Smash, Menier Chocolate Factory, London
Tuesday 05 April 2011
In these days of non-stop cross-disciplinary adaptation, here's a genuine first: a stage play about the making of a flop musical based on a television drama that is actually a coded analysis of the flop musical's creative team – who are producing another musical altogether in the current performance without songs.
Smash! is interesting on three counts: it's the late, great Jack Rosenthal's only stage play – it premiered at Watford in 1981, starring his wife Maureen Lipman, but never reached the West End; it pairs the ever urbane and distinctive Tom Conti as a thickly accented Jewish producer with dapper Richard Schiff, aka Toby Ziegler of The West Wing, as a big-time Broadway composer; and it breathes fairly funny new life into that old dinosaur of "putting on a show".
So, from moment to moment, it's reasonably diverting.
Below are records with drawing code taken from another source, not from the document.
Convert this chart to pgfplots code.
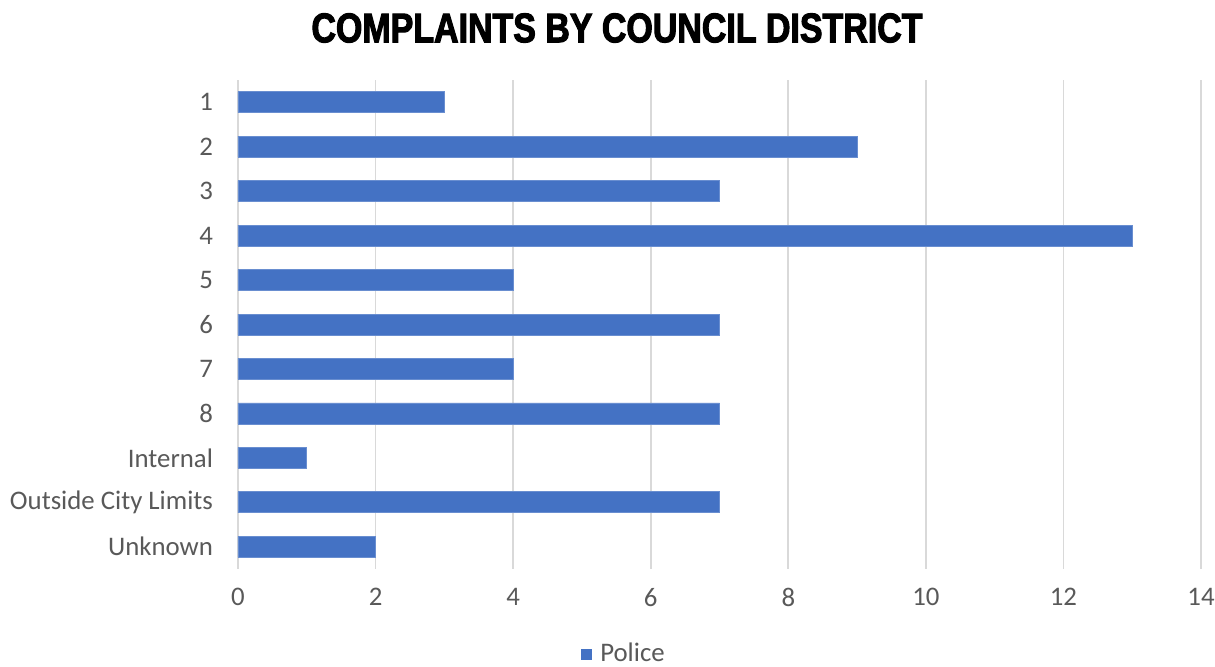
\documentclass[border=0pt]{standalone}
\usepackage{pgfplots}
\pgfplotsset{compat=1.18}
\usepackage{fontspec}
\setmainfont{Carlito}
\newfontfamily\titlefont[FakeStretch=0.82,FakeBold=2.5]{Liberation Sans Bold}
\definecolor{barblue}{HTML}{4472C4}
\definecolor{gridgray}{HTML}{D9D9D9}
\definecolor{textgray}{HTML}{595959}
\begin{document}
\begin{tikzpicture}
  \useasboundingbox (0,0) rectangle (607.5pt,333pt);
  \node at (308.5pt,319pt) {\titlefont\fontsize{20.7pt}{24pt}\selectfont COMPLAINTS BY COUNCIL DISTRICT};
  \begin{axis}[
      at={(119pt,48.5pt)}, anchor=south west,
      scale only axis, width=481.5pt, height=244.5pt,
      xbar, bar width=10.5pt,
      xmin=0, xmax=14, ymin=-0.5, ymax=10.5,
      y dir=reverse,
      xtick={0,2,...,14},
      ytick=data,
      yticklabels={1,2,3,4,5,6,7,8,Internal,Outside City Limits,Unknown},
      axis line style={draw=none},
      major tick length=0pt,
      xmajorgrids, grid style={gridgray, line width=0.8pt},
      ymajorgrids=false,
      tick label style={font=\fontsize{13.4pt}{15pt}\selectfont, text=textgray},
      /pgf/number format/assume math mode=true,
      yticklabel style={xshift=-9pt},
      xticklabel style={yshift=-6pt},
      legend style={at={(0.404,-0.174)}, anchor=center, draw=none,
        font=\fontsize{13.4pt}{15pt}\selectfont, text=textgray,
        nodes={inner xsep=4pt}},
      legend image code/.code={\fill[barblue] (0pt,-2.5pt) rectangle (5pt,2.5pt);},
    ]
    \addplot[fill=barblue, draw=barblue!80!white] coordinates {
      (3,0) (9,1) (7,2) (13,3) (4,4) (7,5) (4,6) (7,7) (1,8) (7,9) (2,10)
    };
    \addlegendentry{Police}
  \end{axis}
\end{tikzpicture}
\end{document}
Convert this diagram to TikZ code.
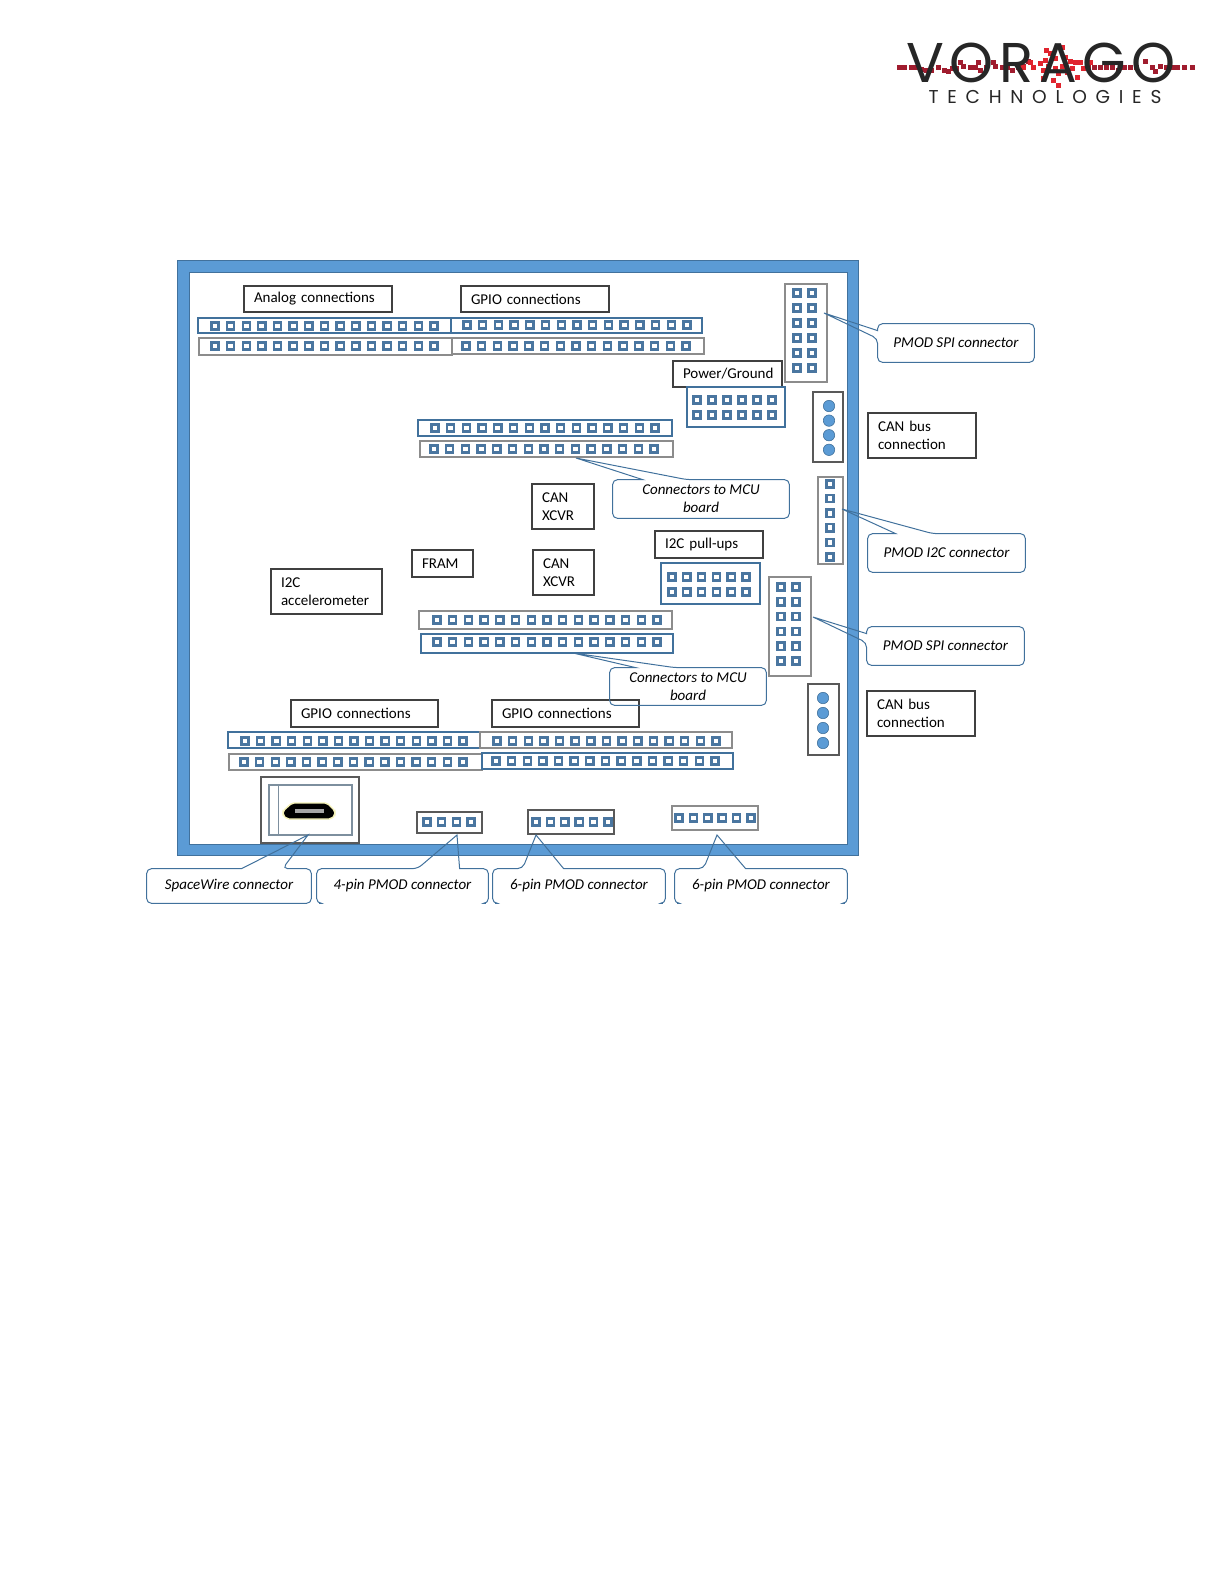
\documentclass[tikz,border=0pt]{standalone}
\usepackage{fontspec}
\setmainfont{Carlito}
\newfontfamily\logofont[LetterSpace=10]{Poppins}
\newfontfamily\logosub[LetterSpace=47]{Poppins}
\usetikzlibrary{positioning,fit,calc}
\definecolor{boardblue}{HTML}{5B9BD5}
\definecolor{edgeblue}{HTML}{41719C}
\definecolor{pinblue}{HTML}{4A76A0}
\definecolor{logodark}{HTML}{A01C2E}
\definecolor{logored}{HTML}{E0242E}
\tikzset{lab/.style 2 args={draw=black!75,line width=.6bp,inner sep=0pt,align=left,font=\fontsize{7.5bp}{8.9bp}\selectfont,minimum width=#1*.5bp,minimum height=#2*.5bp,text width={\dimexpr #1bp/2-10bp\relax}},
 txt/.style 2 args={inner sep=0pt,align=center,font=\fontsize{7.5bp}{8.9bp}\selectfont\itshape,minimum width=#1*.5bp,minimum height=#2*.5bp},
 strip/.style={draw=edgeblue,line width=.6bp,inner sep=0pt},stripg/.style={draw=black!45,line width=.7bp,inner sep=0pt},
 hdr/.style={draw=black!65,line width=.6bp,inner sep=0pt},
 pin/.style={draw=pinblue,fill=white,line width=1.15bp,inner sep=0pt,minimum size=3.6bp},
 dot/.style={circle,draw=edgeblue,fill=boardblue,line width=.3bp,inner sep=0pt,minimum size=5.7bp},
 lead/.style={draw=edgeblue,line width=.5bp}}
\newcommand{\pinrow}[5]{\foreach \i in {1,...,#4}{\node[pin] (#5\i) at ({#1+(\i-1)*(#2-#1)/(#4-1)},#3) {};}}
\newcommand{\calltop}[4]{\draw[lead] (#2) -- ($(#1.north west)+(#3,0)$) [rounded corners=2.5bp] -| (#1.west) |- (#1.south) -| (#1.east) |- ($(#1.north west)+(#4,0)$) [sharp corners] -- cycle;}
\newcommand{\callleft}[4]{\draw[lead] (#2) -- ($(#1.north west)+(0,#3)$) [rounded corners=2.5bp] |- (#1.north) -| (#1.east) |- (#1.south) -| ($(#1.north west)+(0,#4)$) [sharp corners] -- cycle;}
\newcommand{\callopen}[4]{\draw[lead,rounded corners=2.5bp] ($(#1.south west)+(2.5,0)$) -| (#1.west) |- ($(#1.north west)+(#3,0)$) [sharp corners] -- (#2) -- ($(#1.north west)+(#4,0)$) [rounded corners=2.5bp] -| (#1.east) |- ($(#1.south east)+(-2.5,0)$);}
\begin{document}
\begin{tikzpicture}[x=.5bp,y=-.5bp]
\useasboundingbox (0,0) rectangle (1224,1584);
% logo
\foreach \x/\y in {899/67,904/67,911/67,915/67,921/69,926/70,931/70,938/67,944/70,948/71,952/68,956/68,960/62,963/66,970/67,975/67,978/62,980/70,986/67,993/62,995/66,1002/67,1007/67,1012/70,1018/67,1023/66,1028/61,1088/67,1094/67,1100/67,1106/67,1112/67,1118/70,1124/67,1130/67,1136/67,1145/61,1152/67,1155/71,1160/66,1166/67,1172/67,1177/67,1184/67,1192/67}
 \fill[logodark] (\x-2.5,\y-2.5) rectangle (\x+2.5,\y+2.5);
\foreach \x/\y in {1046/50,1050/53,1055/58,1062/47,1065/57,1070/61,1075/62,1080/62,1090/62,1045/60,1040/63,1030/62,1023/67,1033/67,1043/70,1043/78,1053/80,1058/85,1058/73,1067/72,1077/77,1072/68,1083/68,1048/66,1055/68,1062/66}
 \fill[logored] (\x-2.5,\y-2.5) rectangle (\x+2.5,\y+2.5);
\node[inner sep=0pt,font=\fontsize{28bp}{28bp}\logofont,text=black!85] (vorago) at (1041,63) {VORAGO};
\node[inner sep=0pt,font=\fontsize{9.3bp}{9.3bp}\logosub,text=black!85] (tech) at (1045,97) {TECHNOLOGIES};
% board
\path[draw=edgeblue,fill=boardblue,even odd rule,line width=.4bp] (177,260) rectangle (858,855) (189,272) rectangle (847,844);
% labels
\node[lab={148}{26}] (analog) at (318,299) {Analog connections};
\node[lab={148}{26}] (gpioA) at (535,299) {GPIO connections};
\node[lab={109}{26}] (power) at (727.5,374) {Power/Ground};
\node[lab={108}{45}] (canA) at (922,435.5) {CAN bus\\connection};
\node[lab={62}{45}] (xcvrA) at (563,506.5) {CAN\\XCVR};
\node[lab={61}{45}] (xcvrB) at (563.5,572.5) {CAN\\XCVR};
\node[lab={61}{27}] (fram) at (442.5,563.5) {FRAM};
\node[lab={108}{27}] (pull) at (709,544.5) {I2C pull-ups};
\node[lab={111}{45}] (accel) at (326.5,591.5) {I2C\\accelerometer};
\node[lab={108}{45}] (canB) at (921,713.5) {CAN bus\\connection};
\node[lab={147}{27}] (gpioB) at (364.5,713.5) {GPIO connections};
\node[lab={147}{27}] (gpioC) at (565.5,713.5) {GPIO connections};
% long strips
\node[strip,fit={(198,318)(451,333)}] (s1) {};\node[stripg,fit={(199,338)(452,355)}] (s2) {};
\node[strip,fit={(451,318)(702,333)}] (s3) {};\node[stripg,fit={(452,338)(704,354)}] (s4) {};
\node[strip,fit={(418,420)(672,436)}] (s5) {};\node[stripg,fit={(420,441)(673,457)}] (s6) {};
\node[stripg,fit={(419,611)(672,629)}] (s7) {};\node[strip,fit={(421,634)(673,653)}] (s8) {};
\node[strip,fit={(228,732)(480,748)}] (s9) {};\node[stripg,fit={(229,754)(482,770)}] (s10) {};
\node[stripg,fit={(480,732)(732,748)}] (s11) {};\node[strip,fit={(482,753)(733,769)}] (s12) {};
\pinrow{215}{434}{326}{15}{a}\pinrow{215}{434}{346}{15}{b}
\pinrow{467}{687}{325}{15}{c}\pinrow{466}{686}{346}{15}{d}
\pinrow{435}{655}{428}{15}{e}\pinrow{434}{654}{449}{15}{f}
\pinrow{437}{657}{620}{15}{g}\pinrow{437}{657}{642}{15}{h}
\pinrow{245}{463}{741}{15}{i}\pinrow{244}{463}{762}{15}{j}
\pinrow{497}{716}{741}{15}{k}\pinrow{496}{715}{761}{15}{l}
% headers
\node[strip,fit={(687,387)(785,427)}] (hpower) {};\pinrow{697}{772}{400}{6}{m}\pinrow{697}{772}{415}{6}{n}
\node[strip,fit={(661,563)(760,604)}] (hpull) {};\pinrow{672}{746}{577}{6}{o}\pinrow{672}{746}{592}{6}{p}
\node[stripg,fit={(785,284)(827,382)}] (hspiA) {};
\foreach \j/\cx in {1/797,2/812}{\foreach \i in {1,...,6}{\node[pin] (q\j\i) at (\cx,{293+(\i-1)*15}) {};}}
\node[stripg,fit={(769,577)(811,676)}] (hspiB) {};
\foreach \j/\cx in {1/781,2/796}{\foreach \i in {1,...,6}{\node[pin] (r\j\i) at (\cx,{587+(\i-1)*14.8}) {};}}
\node[stripg,fit={(818,477)(843,564)}] (hi2c) {};
\foreach \i in {1,...,6}{\node[pin] (t\i) at (830,{484+(\i-1)*14.6}) {};}
\node[hdr,fit={(813,392)(843,462)}] (dotsA) {};
\foreach \i in {1,...,4}{\node[dot] (u\i) at (829,{406+(\i-1)*14.6}) {};}
\node[hdr,fit={(808,684)(839,755)}] (dotsB) {};
\foreach \i in {1,...,4}{\node[dot] (v\i) at (823,{698+(\i-1)*15}) {};}
\node[hdr,fit={(417,812)(482,833)}] (hfour) {};\pinrow{427}{471}{822}{4}{w}
\node[hdr,fit={(528,810)(614,834)}] (hsixA) {};\pinrow{536}{608}{822}{6}{x}
\node[stripg,fit={(672,806)(758,830)}] (hsixB) {};\pinrow{679}{751}{818}{6}{y}
% usb socket
\node[hdr,fit={(261,777)(359,843)}] (usbo) {};
\node[draw=black!40!edgeblue!60,line width=.6bp,inner sep=0pt,fit={(269,785)(352,835)}] (usbi) {};
\draw[draw=black!40!edgeblue!60,line width=.4bp] (278,785) -- (278,835);
\draw[fill=black,draw=black!15!yellow!30!white,line width=.7bp,rounded corners=1bp] (292,803) -- (327,803) -- (335,811) -- (335,815) -- (331,819) -- (287,819) -- (283,815) -- (283,811) -- cycle;
\fill[black!35] (295,809) rectangle (324,813);
% callouts
\node[txt={156}{38}] (spiA) at (956,343) {PMOD SPI connector};\coordinate (spiAt) at (824,313);\callleft{spiA}{spiAt}{7}{15}
\node[txt={157}{38}] (i2c) at (946.5,553) {PMOD I2C connector};\coordinate (i2ct) at (842,509);\calltop{i2c}{i2ct}{28}{65}
\node[txt={157}{38}] (spiB) at (945.5,646) {PMOD SPI connector};\coordinate (spiBt) at (813,617);\callleft{spiB}{spiBt}{7}{16}
\node[txt={176}{38}] (mcuA) at (701,499) {Connectors to MCU\\board};\coordinate (mcuAt) at (576,458);\calltop{mcuA}{mcuAt}{30}{74}
\node[txt={156}{37}] (mcuB) at (688,686.5) {Connectors to MCU\\board};\coordinate (mcuBt) at (573,653);\calltop{mcuB}{mcuBt}{26}{65}
\node[txt={164}{34}] (sw) at (229,886) {SpaceWire connector};\coordinate (swt) at (308,835);\calltop{sw}{swt}{95}{136}
\node[txt={171}{34}] (four) at (402.5,886) {4-pin PMOD connector};\coordinate (fourt) at (457,835);\callopen{four}{fourt}{101}{143}
\node[txt={172}{34}] (sixA) at (579,886) {6-pin PMOD connector};\coordinate (sixAt) at (536,835);\callopen{sixA}{sixAt}{30}{71}
\node[txt={172}{34}] (sixB) at (761,886) {6-pin PMOD connector};\coordinate (sixBt) at (717,835);\callopen{sixB}{sixBt}{29}{71}
\end{tikzpicture}
\end{document}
But Tamara Harvey's production does little to flesh out thinly written characters or sort out the structural shabbiness of a script (with additional material by Rosenthal's daughter, Amy) that hobbles awkwardly between hotel bedrooms in New York, Manchester and London.
The whole thing is a good-humoured exercise in bitterness recollected in tranquillity. Rosenthal's television play Bar Mitzvah Boy was re-written as a 1978 flop musical of the same name with music by Jule Styne (who wrote Gypsy and Funny Girl) and lyrics by Don Black.
Conti plays a copy of Bar Miztvah Boy's producer, Peter Witt, a successful agent who made up for his lack of theatrical nous with old school charm. Conti does all this with a patient shrug and an affable twinkle. He's far less annoying these days, and no longer keeps running his right hand through his luxuriant (now greying) mane.
But there's something forced about the crisis surrounding the new show, as if the characters are playing dumb to create it. Natalie Walter, for instance, as Liz, the novelist from Wimbledon whose script is a stumbling block for the composer on principle (he's never heard of her, he's written 28 Broadway shows etc), is strangely unconvincing as a lost soul.